(Entries with chart source code)
»»
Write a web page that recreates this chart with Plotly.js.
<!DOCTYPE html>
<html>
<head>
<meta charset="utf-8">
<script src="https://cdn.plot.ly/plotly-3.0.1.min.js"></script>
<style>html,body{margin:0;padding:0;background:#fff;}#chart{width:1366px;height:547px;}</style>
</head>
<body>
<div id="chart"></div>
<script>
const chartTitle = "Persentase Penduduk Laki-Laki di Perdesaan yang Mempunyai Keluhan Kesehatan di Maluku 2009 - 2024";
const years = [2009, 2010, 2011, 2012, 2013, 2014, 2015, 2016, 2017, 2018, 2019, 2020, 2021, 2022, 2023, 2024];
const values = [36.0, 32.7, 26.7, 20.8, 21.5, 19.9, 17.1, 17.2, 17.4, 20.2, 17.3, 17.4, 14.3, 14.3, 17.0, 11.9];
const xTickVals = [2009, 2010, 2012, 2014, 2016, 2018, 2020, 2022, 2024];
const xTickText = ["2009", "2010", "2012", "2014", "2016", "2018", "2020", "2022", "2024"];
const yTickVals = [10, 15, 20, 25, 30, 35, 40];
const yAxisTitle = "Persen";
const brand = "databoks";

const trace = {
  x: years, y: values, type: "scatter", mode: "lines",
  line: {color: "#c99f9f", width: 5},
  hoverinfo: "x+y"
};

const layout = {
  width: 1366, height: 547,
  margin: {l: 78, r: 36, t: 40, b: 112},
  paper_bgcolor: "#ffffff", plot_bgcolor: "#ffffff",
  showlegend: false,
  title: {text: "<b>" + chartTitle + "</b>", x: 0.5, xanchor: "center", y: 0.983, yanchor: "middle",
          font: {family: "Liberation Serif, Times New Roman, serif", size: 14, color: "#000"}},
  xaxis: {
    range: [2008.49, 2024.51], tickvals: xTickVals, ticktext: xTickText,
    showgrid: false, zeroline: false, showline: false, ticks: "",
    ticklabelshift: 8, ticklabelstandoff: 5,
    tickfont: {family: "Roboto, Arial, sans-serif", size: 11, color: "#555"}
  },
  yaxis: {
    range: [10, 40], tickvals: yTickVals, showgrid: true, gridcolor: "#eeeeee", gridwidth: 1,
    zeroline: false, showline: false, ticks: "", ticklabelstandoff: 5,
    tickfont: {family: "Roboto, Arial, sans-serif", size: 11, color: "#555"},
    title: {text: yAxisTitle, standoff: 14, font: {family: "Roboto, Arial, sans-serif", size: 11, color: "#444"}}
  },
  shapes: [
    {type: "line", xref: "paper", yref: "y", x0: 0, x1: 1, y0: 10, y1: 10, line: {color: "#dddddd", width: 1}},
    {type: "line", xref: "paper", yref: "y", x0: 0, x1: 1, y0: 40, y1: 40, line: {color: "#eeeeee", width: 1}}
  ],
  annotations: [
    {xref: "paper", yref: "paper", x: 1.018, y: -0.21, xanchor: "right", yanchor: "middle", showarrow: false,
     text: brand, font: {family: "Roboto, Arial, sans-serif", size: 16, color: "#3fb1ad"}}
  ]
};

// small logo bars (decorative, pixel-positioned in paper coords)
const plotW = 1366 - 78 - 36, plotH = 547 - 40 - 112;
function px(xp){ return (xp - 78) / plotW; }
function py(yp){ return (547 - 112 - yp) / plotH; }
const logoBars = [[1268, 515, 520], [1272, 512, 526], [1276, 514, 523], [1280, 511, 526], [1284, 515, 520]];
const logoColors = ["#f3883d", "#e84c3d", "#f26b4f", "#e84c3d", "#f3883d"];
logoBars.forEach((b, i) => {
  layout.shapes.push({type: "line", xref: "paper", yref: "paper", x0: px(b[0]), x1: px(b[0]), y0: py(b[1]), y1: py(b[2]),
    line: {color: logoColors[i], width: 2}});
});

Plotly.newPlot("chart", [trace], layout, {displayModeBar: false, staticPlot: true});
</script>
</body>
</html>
««
»»
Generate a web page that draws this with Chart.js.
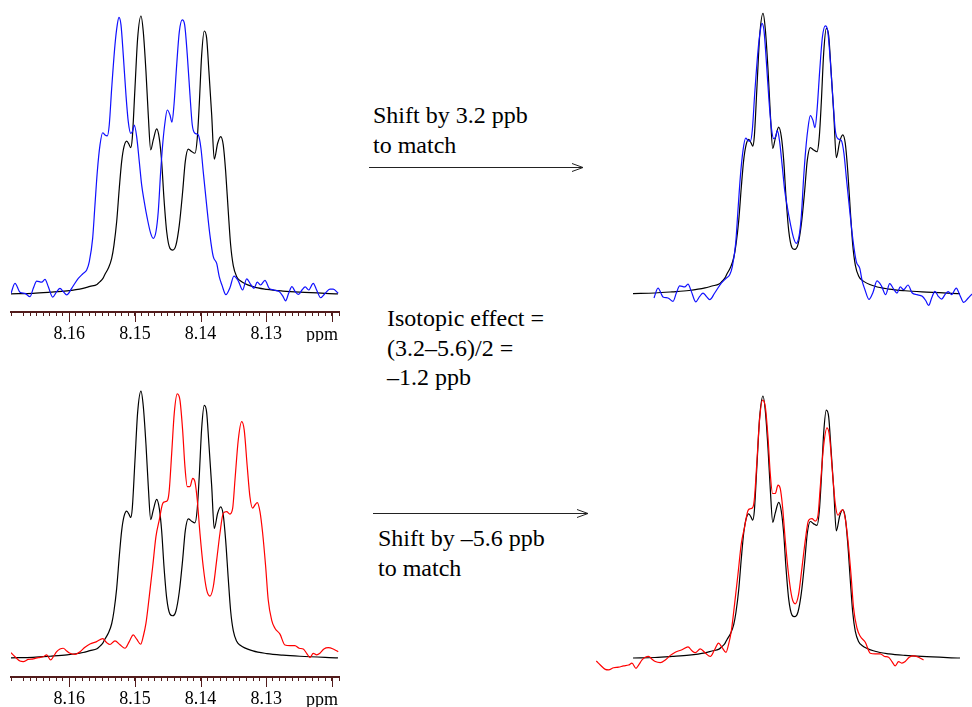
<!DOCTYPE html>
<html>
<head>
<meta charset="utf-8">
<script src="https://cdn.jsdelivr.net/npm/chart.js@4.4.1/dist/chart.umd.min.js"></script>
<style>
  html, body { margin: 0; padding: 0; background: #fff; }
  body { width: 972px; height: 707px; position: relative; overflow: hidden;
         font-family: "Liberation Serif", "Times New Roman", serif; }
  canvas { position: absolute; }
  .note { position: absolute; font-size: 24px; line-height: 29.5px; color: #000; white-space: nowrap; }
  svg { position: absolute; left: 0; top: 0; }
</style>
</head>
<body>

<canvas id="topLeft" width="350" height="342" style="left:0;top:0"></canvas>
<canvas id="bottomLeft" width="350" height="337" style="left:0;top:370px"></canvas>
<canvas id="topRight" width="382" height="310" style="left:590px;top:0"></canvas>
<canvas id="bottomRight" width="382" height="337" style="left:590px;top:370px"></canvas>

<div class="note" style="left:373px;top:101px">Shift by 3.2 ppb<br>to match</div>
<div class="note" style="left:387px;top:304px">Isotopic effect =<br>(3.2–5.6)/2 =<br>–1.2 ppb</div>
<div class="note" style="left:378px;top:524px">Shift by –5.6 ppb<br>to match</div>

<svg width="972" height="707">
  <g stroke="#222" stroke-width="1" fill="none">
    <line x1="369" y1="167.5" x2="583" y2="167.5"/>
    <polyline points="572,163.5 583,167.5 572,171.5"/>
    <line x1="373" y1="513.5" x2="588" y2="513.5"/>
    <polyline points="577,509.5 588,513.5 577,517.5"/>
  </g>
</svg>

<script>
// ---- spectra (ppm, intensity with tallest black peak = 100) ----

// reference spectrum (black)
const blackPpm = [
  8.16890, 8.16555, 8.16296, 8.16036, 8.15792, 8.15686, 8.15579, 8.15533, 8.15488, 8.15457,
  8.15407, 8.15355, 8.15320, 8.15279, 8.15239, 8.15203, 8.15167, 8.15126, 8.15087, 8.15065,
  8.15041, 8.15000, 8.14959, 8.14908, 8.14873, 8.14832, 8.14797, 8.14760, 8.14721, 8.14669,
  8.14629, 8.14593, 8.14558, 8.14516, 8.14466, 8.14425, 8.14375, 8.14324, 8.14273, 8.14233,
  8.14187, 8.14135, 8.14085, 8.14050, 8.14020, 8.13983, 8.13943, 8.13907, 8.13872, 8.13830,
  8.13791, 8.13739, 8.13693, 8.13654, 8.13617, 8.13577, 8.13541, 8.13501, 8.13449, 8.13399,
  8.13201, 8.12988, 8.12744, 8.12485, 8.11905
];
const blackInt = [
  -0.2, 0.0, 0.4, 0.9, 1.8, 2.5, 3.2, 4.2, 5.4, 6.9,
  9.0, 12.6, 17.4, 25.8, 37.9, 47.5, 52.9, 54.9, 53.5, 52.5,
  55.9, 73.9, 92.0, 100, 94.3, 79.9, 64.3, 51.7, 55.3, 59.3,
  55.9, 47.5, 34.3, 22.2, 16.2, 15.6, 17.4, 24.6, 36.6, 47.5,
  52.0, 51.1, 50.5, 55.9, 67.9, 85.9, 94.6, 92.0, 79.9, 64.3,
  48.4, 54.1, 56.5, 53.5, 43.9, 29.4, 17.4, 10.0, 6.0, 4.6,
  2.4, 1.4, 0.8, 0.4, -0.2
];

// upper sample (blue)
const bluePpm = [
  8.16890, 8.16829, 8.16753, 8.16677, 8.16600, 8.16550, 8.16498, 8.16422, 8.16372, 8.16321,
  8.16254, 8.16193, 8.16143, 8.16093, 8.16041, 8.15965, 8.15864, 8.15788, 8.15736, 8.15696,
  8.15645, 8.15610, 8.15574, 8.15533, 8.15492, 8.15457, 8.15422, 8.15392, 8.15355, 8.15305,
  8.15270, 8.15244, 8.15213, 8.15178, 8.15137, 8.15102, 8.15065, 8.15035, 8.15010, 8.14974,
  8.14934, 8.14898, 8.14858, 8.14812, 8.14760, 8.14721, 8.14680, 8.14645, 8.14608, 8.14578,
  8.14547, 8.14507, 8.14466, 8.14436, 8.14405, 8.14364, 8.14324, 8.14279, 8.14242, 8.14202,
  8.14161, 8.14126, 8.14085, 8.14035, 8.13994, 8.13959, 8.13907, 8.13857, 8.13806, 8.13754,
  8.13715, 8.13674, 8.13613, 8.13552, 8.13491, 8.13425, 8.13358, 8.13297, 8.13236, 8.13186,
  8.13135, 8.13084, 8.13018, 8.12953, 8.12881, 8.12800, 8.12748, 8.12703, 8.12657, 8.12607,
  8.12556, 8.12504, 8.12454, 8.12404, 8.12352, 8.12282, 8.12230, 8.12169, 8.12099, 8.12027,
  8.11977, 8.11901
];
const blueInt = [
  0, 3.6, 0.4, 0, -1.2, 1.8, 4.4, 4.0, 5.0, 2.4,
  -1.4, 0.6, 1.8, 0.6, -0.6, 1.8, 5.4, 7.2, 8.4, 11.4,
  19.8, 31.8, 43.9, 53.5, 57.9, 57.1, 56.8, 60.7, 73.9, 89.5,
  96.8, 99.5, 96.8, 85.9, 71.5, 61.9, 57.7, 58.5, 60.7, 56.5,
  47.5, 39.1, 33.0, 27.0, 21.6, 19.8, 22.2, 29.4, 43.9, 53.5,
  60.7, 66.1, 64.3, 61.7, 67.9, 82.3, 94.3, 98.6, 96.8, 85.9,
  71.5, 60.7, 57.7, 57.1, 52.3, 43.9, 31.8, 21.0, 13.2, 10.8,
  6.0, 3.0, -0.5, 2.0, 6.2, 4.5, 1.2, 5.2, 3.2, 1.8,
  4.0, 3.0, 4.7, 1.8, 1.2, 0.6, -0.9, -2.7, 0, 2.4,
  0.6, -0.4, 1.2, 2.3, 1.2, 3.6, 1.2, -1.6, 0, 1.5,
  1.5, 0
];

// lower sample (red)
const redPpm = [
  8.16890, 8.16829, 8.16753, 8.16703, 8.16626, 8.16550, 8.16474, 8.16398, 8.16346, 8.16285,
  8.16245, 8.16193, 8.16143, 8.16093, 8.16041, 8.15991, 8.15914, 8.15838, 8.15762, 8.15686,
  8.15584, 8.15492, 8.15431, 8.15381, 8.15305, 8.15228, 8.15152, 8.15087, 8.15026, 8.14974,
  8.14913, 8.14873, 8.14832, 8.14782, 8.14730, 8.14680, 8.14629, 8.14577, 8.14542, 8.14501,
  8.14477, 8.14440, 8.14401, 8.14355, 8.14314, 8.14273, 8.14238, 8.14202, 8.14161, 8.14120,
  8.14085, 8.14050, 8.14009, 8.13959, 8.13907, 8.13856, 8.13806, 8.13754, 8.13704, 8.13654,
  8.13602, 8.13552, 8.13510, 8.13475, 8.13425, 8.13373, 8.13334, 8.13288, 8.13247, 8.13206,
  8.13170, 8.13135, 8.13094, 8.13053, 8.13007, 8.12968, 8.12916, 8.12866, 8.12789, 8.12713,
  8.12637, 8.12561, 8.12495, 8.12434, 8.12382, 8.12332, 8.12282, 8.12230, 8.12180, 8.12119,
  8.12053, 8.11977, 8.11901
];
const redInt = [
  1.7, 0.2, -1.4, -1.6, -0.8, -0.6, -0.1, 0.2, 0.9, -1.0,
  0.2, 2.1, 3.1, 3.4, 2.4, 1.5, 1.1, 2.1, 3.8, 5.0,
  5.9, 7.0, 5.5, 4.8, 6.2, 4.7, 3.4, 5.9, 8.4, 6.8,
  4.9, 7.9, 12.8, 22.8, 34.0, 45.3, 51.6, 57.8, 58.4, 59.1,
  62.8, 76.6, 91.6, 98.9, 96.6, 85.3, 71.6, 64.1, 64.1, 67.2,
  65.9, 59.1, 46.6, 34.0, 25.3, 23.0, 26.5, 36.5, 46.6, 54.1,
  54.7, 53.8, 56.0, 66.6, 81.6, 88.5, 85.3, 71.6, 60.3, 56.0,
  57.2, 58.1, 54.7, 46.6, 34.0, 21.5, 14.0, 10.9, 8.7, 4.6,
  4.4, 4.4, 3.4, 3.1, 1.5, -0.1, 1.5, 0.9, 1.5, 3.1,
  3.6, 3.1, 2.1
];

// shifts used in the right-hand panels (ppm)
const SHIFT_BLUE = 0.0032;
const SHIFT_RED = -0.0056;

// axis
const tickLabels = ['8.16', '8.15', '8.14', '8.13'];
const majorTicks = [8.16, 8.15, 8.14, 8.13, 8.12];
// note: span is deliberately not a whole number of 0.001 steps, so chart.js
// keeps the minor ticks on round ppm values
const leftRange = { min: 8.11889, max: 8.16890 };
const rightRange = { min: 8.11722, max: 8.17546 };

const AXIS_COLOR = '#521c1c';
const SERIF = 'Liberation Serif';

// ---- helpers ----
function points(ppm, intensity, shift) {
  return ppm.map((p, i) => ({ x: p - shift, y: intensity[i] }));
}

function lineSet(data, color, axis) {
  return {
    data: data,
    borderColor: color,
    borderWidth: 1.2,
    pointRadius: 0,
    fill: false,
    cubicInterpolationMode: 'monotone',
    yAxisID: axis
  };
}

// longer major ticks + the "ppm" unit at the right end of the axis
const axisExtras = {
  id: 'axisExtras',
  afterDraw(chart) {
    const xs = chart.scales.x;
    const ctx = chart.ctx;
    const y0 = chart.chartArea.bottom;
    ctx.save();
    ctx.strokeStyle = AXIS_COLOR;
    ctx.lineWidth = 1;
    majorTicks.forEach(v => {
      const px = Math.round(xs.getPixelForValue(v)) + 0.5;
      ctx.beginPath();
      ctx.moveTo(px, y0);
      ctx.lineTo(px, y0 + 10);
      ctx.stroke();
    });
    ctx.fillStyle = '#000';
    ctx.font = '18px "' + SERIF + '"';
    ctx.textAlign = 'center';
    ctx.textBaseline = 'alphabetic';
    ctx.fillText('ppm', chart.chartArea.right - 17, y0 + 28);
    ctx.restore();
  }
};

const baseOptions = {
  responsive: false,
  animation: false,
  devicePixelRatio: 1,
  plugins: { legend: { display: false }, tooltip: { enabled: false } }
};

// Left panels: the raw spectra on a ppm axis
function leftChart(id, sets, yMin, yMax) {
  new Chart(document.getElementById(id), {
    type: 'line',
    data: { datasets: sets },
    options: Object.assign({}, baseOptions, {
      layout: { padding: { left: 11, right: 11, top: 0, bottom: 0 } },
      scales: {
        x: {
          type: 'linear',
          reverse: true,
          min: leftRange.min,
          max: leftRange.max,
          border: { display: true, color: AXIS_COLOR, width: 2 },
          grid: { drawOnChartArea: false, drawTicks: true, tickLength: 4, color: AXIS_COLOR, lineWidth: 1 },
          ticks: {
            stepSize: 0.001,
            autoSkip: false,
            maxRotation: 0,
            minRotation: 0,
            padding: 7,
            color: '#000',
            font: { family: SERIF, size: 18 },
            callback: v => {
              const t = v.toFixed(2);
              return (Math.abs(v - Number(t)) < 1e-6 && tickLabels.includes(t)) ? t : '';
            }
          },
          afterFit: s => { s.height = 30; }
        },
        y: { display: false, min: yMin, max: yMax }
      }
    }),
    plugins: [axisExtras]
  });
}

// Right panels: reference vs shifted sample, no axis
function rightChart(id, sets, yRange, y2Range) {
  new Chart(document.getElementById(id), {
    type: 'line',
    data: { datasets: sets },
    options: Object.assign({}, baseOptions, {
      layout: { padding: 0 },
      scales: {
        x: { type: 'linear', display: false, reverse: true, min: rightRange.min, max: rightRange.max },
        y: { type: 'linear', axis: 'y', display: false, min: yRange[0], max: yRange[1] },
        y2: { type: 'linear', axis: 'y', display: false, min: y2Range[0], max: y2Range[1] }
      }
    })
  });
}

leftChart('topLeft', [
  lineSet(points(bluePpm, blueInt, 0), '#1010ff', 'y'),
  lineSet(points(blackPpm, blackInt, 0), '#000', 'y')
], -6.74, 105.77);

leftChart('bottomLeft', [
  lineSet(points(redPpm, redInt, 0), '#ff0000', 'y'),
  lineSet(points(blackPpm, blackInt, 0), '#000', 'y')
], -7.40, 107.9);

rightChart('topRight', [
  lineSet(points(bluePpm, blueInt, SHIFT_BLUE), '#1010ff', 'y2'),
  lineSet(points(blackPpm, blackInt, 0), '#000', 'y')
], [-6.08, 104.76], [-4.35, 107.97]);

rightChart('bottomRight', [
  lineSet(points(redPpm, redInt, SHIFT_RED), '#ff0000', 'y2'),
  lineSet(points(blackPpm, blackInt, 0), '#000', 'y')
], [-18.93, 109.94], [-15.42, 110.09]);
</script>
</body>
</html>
««
§ **TASK TO CARRY OUT**: Collect every line above that contains the word "this".

§ **WRITTEN SOLUTION**:
Write a web page that recreates this chart with Plotly.js.
Generate a web page that draws this with Chart.js.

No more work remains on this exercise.